In 2026, molybdenum—long viewed as a by-product of copper mining—has captured global investor attention like never before. As of May, the IMF molybdenum spot price had climbed to $65,503 per tonne, up 48.9% year-over-year, representing a sharp move from roughly $20/lb to nearly $30/lb. This rally is not simply a by-product rebound tied to the steel cycle; rather, it reflects how critical minerals competition is spreading to adjacent materials with overlapping industrial functions.

Export Controls and the Scarcity of Functionality

In February 2025, China’s Ministry of Commerce and the General Administration of Customs jointly issued Announcement No. 10, imposing export controls on items related to tungsten, tellurium, bismuth, molybdenum and indium. For downstream manufacturers, this translates into licensing risks, extended lead times, and heightened procurement uncertainty across defense, electronics, aerospace and other supply chains. Tungsten’s hardness, density and heat resistance make it difficult to replace in cemented carbides, cutting tools, defense penetrators and high-temperature applications—yet China accounts for approximately 82% of global tungsten production. For Western users, the risk is no longer merely about price volatility, but about “permissioned access.”

The Technical Substitution of “Molybdenum for Tungsten”

Molybdenum is not a universal substitute for tungsten—the hardness and thermal stability of tungsten carbide are difficult to replicate in most hard-metal applications. However, the substitution mechanism operates at the metallurgical re-optimization level: in selected applications, molybdenum carbide can replace part of the functionality of tungsten carbide, while molybdenum-bearing steels and superalloys improve hardenability, creep resistance and high-temperature strength. This substitution is not a zero-sum game, but rather a spectrum of functional complementarity and partial replacement.

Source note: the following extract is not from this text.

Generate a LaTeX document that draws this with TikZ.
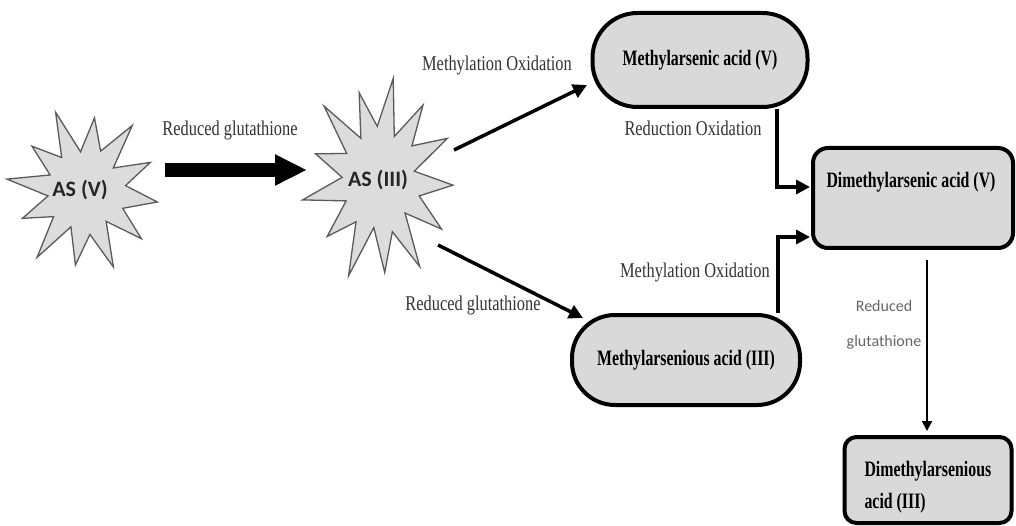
\documentclass[tikz,border=0pt]{standalone}
\usepackage{fontspec}
\setmainfont{Liberation Serif}
\newfontfamily\lblfont[FakeStretch=0.78]{Liberation Serif}
\newfontfamily\boxfont[FakeStretch=0.72]{Liberation Serif}
\newfontfamily\mysans{Carlito}
\usetikzlibrary{arrows.meta}
\definecolor{boxfill}{HTML}{D9D9D9}
\definecolor{starfill}{HTML}{DCDCDC}
\definecolor{stargray}{HTML}{5A5A5A}
\newcommand\mystarpath[6]{% cx cy rx ry n offset
  \draw[starsty] plot[samples at={0,...,#5}, variable=\k]
   ({#1 + (#3)*(1-0.48*mod(\k,2))*(1+0.08*sin(\k*97))*cos(\k*180/(#5+1)*2+#6)},
    {#2 + (#4)*(1-0.48*mod(\k,2))*(1+0.08*sin(\k*97))*sin(\k*180/(#5+1)*2+#6)}) -- cycle;}
\begin{document}
\begin{tikzpicture}[x=1pt,y=-1pt,
  starsty/.style={fill=starfill, draw=stargray, line width=1.3pt, line join=miter},
  astext/.style={font=\mysans\bfseries\fontsize{22}{24}\selectfont, text=black!85},
  box/.style={draw=black, line width=4pt, fill=boxfill, inner sep=0pt},
  boxtxt/.style={font=\boxfont\bfseries\fontsize{22}{24}\selectfont},
  lbl/.style={font=\lblfont\fontsize{21}{22}\selectfont, text=black!80},
  sanslbl/.style={font=\mysans\fontsize{16}{35}\selectfont, text=black!60},
  conn/.style={line width=3.5pt, -{Triangle[length=14pt,width=14pt]}},
  fat/.style={line width=14pt, -{Triangle[length=32pt,width=29pt]}},
  thinarr/.style={line width=2pt, -{Triangle[length=10pt,width=10pt]}}]
\useasboundingbox (0,0) rectangle (1016,526);
\fill[white] (0,0) rectangle (1016,526);

% stars
\mystarpath{85}{191}{73}{79}{23}{8}
\mystarpath{380}{180}{73}{98}{25}{3}
\node[astext] (asv) at (80,190) {AS (V)};
\node[astext] (asiii) at (378,180) {AS (III)};

% boxes
\node[box, rounded corners=45pt, minimum width=215pt, minimum height=94pt, boxtxt] (mav) at (700,60) {Methylarsenic acid (V)};
\node[box, rounded corners=43pt, minimum width=228pt, minimum height=90pt, boxtxt] (mas3) at (686,360) {Methylarsenious acid (III)};
\node[box, rounded corners=15pt, minimum width=200pt, minimum height=100pt] (dav) at (913,198) {};
\node[boxtxt] (davt) at (911,182) {Dimethylarsenic acid (V)};
\node[box, rounded corners=12pt, minimum width=167pt, minimum height=86pt] (das3) at (928,480) {};
\node[boxtxt, anchor=west, align=left, font=\boxfont\bfseries\fontsize{22}{32}\selectfont] (das3t) at (861,487) {Dimethylarsenious\\acid (III)};

% labels
\node[lbl] (l1) at (230,130) {Reduced glutathione};
\node[lbl] (l2) at (497,65) {Methylation Oxidation};
\node[lbl] (l3) at (473,305) {Reduced glutathione};
\node[lbl] (l4) at (693,128) {Reduction Oxidation};
\node[lbl] (l5) at (695,272) {Methylation Oxidation};
\node[sanslbl, align=center] (l6) at (884,325) {Reduced\\glutathione};

% coordinates
\coordinate (f1) at (165,170);
\coordinate (f2) at (307,170);
\coordinate (a1) at (454,150);
\coordinate (a2) at (587,85);
\coordinate (b1) at (438,245);
\coordinate (b2) at (583,318);
\coordinate (k1) at (777,0);
\coordinate (k2) at (0,187);
\coordinate (k3) at (778,0);
\coordinate (k4) at (0,237);
\coordinate (k5) at (927,0);

% connectors
\draw[fat] (f1) -- (f2);
\draw[conn] (a1) -- (a2);
\draw[conn] (b1) -- (b2);
\draw[conn, line join=miter] (mav.south -| k1) |- ([xshift=-1pt]dav.west |- k2);
\draw[conn, line join=miter] (mas3.north -| k3) |- ([xshift=-1pt]dav.west |- k4);
\draw[thinarr, shorten <=10pt, shorten >=4pt] (dav.south -| k5) -- (das3.north -| k5);
\end{tikzpicture}
\end{document}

The semiconductor sector offers a particularly telling example. As 3D NAND flash memory stacking surpasses 300 layers, traditional tungsten word lines are encountering physical bottlenecks—resistivity surges sharply as line widths shrink, and additional barrier layers consume valuable stack space. Molybdenum, by contrast, offers lower resistivity scaling at nanoscale dimensions, eliminates the need for barrier layers, and is perfectly compatible with atomic layer deposition (ALD) processes, making it an ideal core material for word line metal gates in ultra-high-density memory chips. Industry giants such as Samsung and SK Hynix have already begun transitioning to “molybdenum-for-tungsten” processes. Although current semiconductor molybdenum demand remains at the hundred-tonne level in its early stages, this marks a pivotal shift in molybdenum’s profile—from a traditional cyclical industrial metal to a strategic material for advanced semiconductor applications.

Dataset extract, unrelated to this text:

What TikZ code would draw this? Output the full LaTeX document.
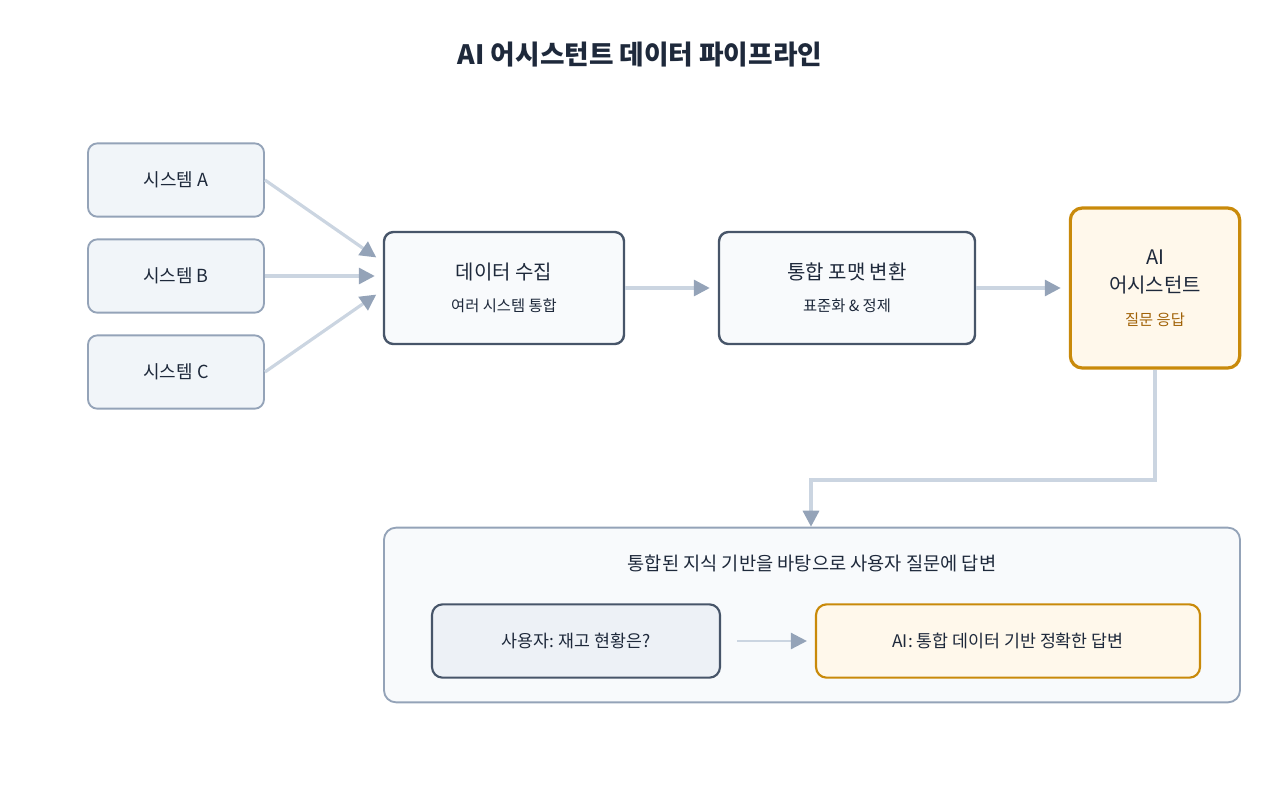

Supply Rigidity and Structural Deficits

Molybdenum’s supply structure amplifies these effects. Approximately 70% of global molybdenum is produced as a by-product of copper mining, with output tied to copper extraction schedules and showing limited price elasticity. Chile and Peru are prime examples—Chile’s molybdenum exports reached roughly $2.48 billion in 2025, while Peru’s stood at about $1.65 billion, yet production in both countries remains entirely dependent on copper mine plans. Standalone primary molybdenum mines typically require over eight years from project initiation to production. According to estimates from the International Molybdenum Association and Antaike, the global molybdenum supply-demand deficit is projected to reach 44,300 tonnes in 2026.

Strategic Depth and Market Dynamics

Against the backdrop of Chinese export controls, molybdenum’s strategic value is no longer confined to traditional steel applications. Solid baseline demand from wind power, defense and advanced manufacturing forms a strong foundation, while the “molybdenum-for-tungsten” technology trend has opened up semiconductors as a high-value-added growth channel for the metal.

At this stage, the narrative driving the molybdenum market is shifting from “mineral scarcity” to “functionality scarcity.” In this geopolitical-driven materials substitution process, understanding how metals interact within real-world industrial systems—and how a once-overlooked by-product can transform into a strategic supply-chain asset under supply-chain stress—may well be the key that separates the strategic winners from the rest.